The appellant’s challenge to the legal sufficiency of the evidence is unpreserved for appellate review (see Matter of James G., 309 AD2d 935 [2003]; cf. CPL 470.05 [2]). In any event, viewing the evidence in the light most favorable to the presentment agency (see Matter of David H., 69 NY2d 792 [1987]), we find that it was legally sufficient to support the findings made in the fact-finding order that the appellant had committed acts which, if committed by an adult, would have constituted the crimes of criminal sexual act in the first degree (see Penal Law § 130.50 [1]) (two counts), sexual abuse in the first degree (see Penal Law § 130.65 [1]) (two counts), menacing in the second degree (see Penal Law § 120.14 [01]), and criminal possession of a weapon in the fourth degree (see Penal Law § 265.01 [2]). Any discrepancies and inconsistencies between the then 12-year-old complainant’s hearing testimony and her statements to the police were not “of such a magnitude as to render [her] testimony incredible or unreliable as a matter of law” (Matter of Christian M., 37 AD3d 834 [2007]; see Matter of Kryzstof K., 283 AD2d 431 [2001]; Matter of Nikkia C., 187 AD2d 581 [1992]).

Resolution of issues of credibility is primarily a matter to be determined by the finder of fact, which saw and heard the witnesses, and its determination should be accorded great deference on appeal (see Matter of Christian M, supra; Matter of *486Chauncey T., 24 AD3d 682 [2005]; Matter of Gabriel A., 12 AD3d 666 [2004]; cf. People v Romero, 7 NY3d 633, 644-645 [2006]). Upon the exercise of our factual review power (cf. CPL 470.15 [5]), we are satisfied that the findings of fact are not against the weight of the evidence (cf. People v Romero, supra).

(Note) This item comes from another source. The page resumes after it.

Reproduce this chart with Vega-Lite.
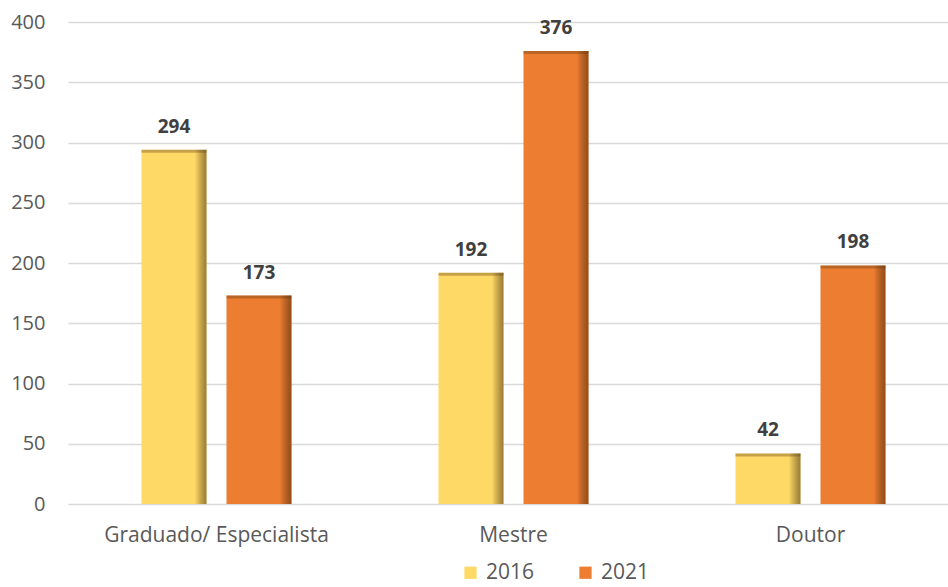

However, where, as here, the criminal sexual act and the imprisonment were essentially simultaneous and inseparable, and any restriction of the victim’s movements was wholly incidental to the commission of the criminal sexual act, the merger doctrine precludes a finding with respect to the unlawful imprisonment count (see Matter of Bradley M., 36 AD3d 815 [2007]; Matter of Wanji W., 305 AD2d 690, 692 [2003]; cf. People v Cain, 76 NY2d 119, 124-125 [1990]; People v Geaslen, 54 NY2d 510, 516-517 [1981]; People v Black, 189 AD2d 883, 884 [1993]). Accordingly, we modify the orders to the extent indicated. Crane, J.P., Krausman, Fisher and Lifson, JJ., concur.